### STATED EXERCISE
Your task is to gather the lines below that hold the string "chart".

### DATA
○ ○ ○ ○ ○ ○ ○

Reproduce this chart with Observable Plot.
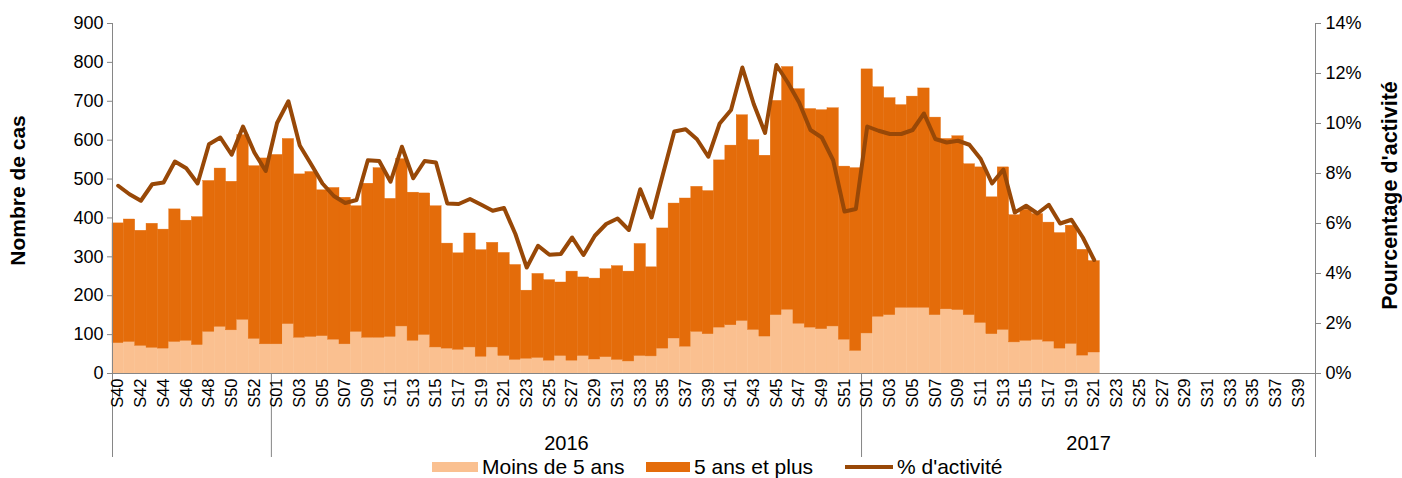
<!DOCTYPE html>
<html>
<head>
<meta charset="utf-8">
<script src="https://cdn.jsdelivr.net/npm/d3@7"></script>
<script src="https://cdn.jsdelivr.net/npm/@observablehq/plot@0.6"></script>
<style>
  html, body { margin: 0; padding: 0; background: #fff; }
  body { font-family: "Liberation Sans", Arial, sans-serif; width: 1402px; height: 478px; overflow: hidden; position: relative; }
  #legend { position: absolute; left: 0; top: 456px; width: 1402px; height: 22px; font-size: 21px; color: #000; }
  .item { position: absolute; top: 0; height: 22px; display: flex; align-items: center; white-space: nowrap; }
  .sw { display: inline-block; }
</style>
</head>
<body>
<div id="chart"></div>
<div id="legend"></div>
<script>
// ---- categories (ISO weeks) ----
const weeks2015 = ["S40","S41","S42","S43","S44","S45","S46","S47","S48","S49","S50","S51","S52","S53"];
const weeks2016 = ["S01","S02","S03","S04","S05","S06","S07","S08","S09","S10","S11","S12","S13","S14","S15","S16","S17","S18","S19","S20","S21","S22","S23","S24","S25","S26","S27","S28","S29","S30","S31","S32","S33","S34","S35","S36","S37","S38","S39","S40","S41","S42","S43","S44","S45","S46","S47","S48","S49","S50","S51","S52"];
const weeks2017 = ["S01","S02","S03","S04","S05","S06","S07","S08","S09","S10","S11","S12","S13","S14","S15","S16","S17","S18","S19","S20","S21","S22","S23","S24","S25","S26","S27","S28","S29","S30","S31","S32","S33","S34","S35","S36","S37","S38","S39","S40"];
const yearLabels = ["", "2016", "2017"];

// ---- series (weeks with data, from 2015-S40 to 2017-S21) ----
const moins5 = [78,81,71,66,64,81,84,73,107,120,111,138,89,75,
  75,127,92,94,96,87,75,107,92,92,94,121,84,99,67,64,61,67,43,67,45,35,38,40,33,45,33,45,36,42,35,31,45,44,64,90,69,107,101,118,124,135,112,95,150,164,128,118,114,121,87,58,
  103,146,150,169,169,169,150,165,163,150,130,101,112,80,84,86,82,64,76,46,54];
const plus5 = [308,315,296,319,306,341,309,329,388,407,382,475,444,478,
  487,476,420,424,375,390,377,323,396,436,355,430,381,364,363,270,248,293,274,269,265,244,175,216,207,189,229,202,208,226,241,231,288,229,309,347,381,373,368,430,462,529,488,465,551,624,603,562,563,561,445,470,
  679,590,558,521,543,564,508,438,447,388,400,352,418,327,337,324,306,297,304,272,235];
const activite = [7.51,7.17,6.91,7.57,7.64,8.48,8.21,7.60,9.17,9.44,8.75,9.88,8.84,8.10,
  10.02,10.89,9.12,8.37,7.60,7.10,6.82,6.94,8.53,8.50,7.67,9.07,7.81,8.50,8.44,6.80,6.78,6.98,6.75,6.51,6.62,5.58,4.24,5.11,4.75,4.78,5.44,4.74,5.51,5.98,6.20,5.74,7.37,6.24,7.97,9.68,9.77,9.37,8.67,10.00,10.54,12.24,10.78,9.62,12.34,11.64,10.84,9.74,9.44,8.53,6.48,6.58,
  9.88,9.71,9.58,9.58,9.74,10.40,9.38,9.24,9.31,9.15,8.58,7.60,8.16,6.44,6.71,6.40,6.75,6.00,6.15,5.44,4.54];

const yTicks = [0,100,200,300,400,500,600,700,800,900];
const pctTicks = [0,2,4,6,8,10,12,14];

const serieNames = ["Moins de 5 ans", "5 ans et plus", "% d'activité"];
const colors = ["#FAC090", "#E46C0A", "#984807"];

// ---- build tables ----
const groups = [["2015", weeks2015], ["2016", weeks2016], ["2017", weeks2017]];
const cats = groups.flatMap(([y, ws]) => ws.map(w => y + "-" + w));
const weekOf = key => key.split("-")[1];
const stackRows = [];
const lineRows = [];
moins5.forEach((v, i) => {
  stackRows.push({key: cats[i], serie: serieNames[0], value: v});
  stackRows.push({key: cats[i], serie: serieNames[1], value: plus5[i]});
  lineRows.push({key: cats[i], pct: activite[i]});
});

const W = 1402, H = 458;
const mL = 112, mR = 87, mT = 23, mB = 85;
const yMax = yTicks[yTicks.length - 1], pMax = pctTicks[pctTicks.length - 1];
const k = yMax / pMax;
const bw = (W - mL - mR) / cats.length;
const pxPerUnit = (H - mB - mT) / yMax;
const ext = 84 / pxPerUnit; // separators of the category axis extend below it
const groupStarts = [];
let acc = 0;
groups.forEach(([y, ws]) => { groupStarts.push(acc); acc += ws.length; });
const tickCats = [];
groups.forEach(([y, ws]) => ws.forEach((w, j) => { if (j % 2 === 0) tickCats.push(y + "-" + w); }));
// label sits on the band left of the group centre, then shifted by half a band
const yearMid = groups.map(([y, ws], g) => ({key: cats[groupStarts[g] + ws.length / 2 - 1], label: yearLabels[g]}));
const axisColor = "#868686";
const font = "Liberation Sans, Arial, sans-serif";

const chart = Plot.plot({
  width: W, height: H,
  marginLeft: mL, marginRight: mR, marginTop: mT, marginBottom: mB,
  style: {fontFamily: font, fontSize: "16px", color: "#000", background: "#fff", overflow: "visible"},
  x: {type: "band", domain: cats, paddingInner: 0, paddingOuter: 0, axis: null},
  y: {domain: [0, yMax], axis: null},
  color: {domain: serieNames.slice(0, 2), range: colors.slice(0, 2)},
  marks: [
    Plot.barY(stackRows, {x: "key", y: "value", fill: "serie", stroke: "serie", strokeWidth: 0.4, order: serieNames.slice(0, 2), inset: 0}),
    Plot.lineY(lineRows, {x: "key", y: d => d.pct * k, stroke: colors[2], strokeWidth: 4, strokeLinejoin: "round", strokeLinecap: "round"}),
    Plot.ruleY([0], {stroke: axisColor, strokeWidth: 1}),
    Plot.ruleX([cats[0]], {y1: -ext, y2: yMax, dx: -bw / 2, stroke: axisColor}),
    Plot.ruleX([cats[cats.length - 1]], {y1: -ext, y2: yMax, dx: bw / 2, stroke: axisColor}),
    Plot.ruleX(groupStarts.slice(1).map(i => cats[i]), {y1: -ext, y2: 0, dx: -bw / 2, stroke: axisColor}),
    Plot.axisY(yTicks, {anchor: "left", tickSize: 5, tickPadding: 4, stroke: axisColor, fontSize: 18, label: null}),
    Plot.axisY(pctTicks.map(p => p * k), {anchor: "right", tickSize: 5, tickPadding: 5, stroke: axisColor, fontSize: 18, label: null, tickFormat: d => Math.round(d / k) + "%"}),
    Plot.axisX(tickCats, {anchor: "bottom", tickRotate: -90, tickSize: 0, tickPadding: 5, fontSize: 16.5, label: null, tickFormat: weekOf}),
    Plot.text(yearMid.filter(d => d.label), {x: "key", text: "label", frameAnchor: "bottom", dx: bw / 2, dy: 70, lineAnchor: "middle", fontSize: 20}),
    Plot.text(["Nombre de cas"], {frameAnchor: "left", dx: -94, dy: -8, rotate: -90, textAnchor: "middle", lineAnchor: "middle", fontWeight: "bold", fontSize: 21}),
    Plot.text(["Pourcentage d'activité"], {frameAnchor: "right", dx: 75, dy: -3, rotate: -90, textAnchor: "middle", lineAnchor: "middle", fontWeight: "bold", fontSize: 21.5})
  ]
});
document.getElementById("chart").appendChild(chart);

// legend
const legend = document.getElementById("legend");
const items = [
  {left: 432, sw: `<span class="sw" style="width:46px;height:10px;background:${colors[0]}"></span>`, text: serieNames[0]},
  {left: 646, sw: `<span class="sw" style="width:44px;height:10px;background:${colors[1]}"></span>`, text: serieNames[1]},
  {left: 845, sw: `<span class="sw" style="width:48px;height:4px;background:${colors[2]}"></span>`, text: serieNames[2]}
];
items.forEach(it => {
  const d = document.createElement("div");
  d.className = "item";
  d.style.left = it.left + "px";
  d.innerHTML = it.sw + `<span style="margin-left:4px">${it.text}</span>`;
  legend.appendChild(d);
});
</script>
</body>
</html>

○ ○ ○ ○ ○ ○ ○

### EXERCISE RESULT
Reproduce this chart with Observable Plot.
<div id="chart"></div>
const chart = Plot.plot({
document.getElementById("chart").appendChild(chart);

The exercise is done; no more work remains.